DATA BLOCK >>
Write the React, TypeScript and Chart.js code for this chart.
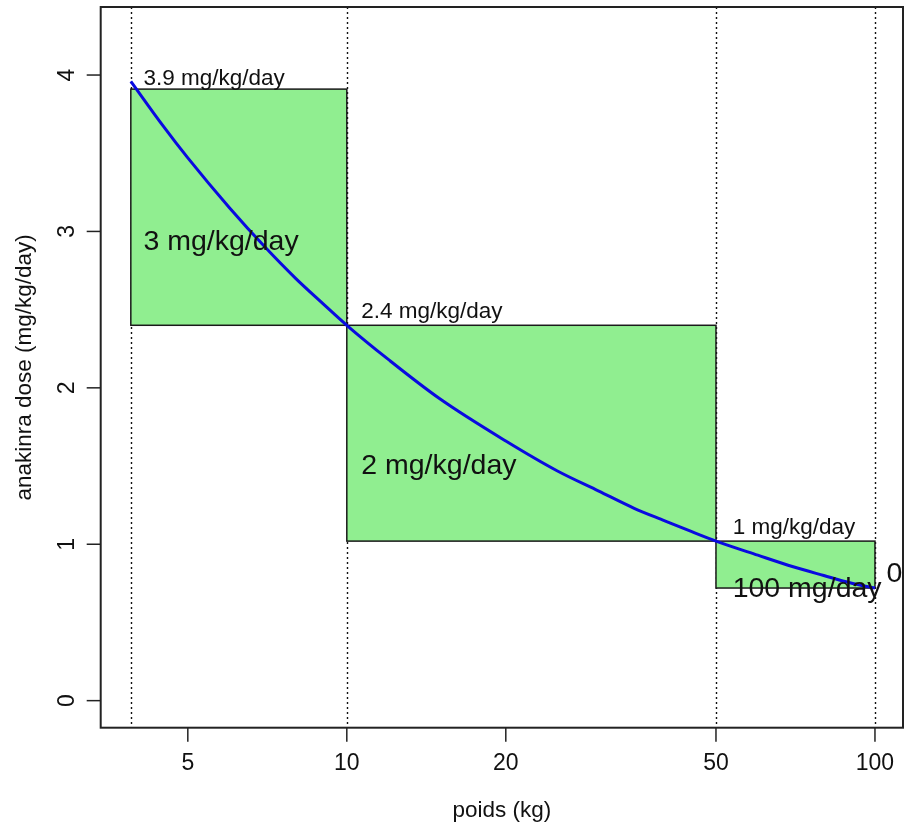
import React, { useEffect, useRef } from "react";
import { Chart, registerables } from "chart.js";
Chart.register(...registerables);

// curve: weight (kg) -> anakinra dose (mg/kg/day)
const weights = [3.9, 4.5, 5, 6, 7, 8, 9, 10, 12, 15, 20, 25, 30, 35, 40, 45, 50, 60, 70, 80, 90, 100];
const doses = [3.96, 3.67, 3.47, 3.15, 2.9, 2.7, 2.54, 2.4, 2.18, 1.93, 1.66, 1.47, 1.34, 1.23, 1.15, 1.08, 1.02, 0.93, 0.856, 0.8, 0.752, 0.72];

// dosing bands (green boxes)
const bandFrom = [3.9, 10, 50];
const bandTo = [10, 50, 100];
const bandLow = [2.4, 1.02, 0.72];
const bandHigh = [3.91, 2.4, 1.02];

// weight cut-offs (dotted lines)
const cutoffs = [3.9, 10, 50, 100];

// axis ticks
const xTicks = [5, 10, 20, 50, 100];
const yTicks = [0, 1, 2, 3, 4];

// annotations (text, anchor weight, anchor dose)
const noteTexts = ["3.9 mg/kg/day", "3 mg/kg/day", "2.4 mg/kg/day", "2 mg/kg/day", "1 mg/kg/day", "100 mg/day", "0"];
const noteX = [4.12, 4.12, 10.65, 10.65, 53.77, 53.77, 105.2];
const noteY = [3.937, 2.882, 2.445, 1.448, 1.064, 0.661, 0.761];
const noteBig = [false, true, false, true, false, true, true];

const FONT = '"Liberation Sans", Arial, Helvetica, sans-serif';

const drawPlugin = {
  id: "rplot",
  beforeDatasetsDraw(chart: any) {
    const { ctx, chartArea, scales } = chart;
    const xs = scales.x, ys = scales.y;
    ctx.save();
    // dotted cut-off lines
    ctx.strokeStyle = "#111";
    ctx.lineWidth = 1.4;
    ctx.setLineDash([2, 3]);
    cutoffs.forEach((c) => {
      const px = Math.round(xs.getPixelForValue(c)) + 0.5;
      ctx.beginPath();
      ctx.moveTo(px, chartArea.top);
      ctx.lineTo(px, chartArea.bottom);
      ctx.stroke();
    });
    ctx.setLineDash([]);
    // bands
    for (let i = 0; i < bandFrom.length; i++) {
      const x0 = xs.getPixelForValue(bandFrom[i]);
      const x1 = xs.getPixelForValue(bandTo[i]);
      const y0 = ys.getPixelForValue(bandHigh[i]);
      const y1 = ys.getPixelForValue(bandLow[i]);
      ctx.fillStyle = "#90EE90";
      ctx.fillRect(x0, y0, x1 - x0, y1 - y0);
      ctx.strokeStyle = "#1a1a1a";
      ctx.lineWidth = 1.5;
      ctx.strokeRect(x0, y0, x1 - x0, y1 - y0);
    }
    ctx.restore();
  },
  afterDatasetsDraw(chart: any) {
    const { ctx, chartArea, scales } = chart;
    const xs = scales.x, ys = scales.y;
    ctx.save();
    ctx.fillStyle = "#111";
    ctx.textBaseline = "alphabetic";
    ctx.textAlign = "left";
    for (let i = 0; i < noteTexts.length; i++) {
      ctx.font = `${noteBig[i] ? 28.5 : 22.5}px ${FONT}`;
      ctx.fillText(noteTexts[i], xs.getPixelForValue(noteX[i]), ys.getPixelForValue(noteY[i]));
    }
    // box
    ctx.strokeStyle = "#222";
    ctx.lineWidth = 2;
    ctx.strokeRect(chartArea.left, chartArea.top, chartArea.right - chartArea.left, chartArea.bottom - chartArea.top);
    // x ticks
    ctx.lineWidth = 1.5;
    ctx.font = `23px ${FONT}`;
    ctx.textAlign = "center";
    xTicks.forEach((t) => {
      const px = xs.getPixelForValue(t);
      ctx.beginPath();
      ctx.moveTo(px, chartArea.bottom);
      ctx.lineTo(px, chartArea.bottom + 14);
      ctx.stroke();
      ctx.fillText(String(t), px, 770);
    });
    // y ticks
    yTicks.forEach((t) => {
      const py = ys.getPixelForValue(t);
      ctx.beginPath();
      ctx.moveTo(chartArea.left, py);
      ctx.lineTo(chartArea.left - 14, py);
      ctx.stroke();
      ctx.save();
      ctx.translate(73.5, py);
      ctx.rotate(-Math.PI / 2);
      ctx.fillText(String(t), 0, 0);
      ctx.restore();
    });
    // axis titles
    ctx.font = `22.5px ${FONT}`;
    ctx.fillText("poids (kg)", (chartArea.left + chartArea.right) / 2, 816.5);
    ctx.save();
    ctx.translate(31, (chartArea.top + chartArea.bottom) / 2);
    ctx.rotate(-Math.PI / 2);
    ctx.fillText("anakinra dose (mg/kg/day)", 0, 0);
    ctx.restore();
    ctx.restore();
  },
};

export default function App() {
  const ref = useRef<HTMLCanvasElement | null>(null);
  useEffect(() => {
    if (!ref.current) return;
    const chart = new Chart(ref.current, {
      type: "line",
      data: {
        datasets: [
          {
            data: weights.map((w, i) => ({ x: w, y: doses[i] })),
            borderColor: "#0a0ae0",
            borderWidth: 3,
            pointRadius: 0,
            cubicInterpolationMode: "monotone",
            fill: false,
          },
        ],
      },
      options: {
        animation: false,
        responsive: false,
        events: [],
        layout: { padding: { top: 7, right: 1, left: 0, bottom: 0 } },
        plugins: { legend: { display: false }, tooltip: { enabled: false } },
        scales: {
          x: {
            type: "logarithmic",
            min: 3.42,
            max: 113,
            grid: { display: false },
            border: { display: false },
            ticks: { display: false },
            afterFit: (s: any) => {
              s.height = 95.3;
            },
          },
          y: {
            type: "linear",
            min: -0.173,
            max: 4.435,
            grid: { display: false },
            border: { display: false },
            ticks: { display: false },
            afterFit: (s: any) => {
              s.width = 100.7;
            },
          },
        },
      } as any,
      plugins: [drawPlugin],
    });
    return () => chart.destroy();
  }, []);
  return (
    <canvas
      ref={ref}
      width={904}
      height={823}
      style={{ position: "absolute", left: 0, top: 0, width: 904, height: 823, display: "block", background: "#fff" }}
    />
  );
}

EXERCISE OBJECTIVE >>
Exactly as they appear, print the lines of the listing above from its first line through the line that contains "Chart.register(...registerables);", minus the pictures.

TASK ANSWER >>
Write the React, TypeScript and Chart.js code for this chart.
import React, { useEffect, useRef } from "react";
import { Chart, registerables } from "chart.js";
Chart.register(...registerables);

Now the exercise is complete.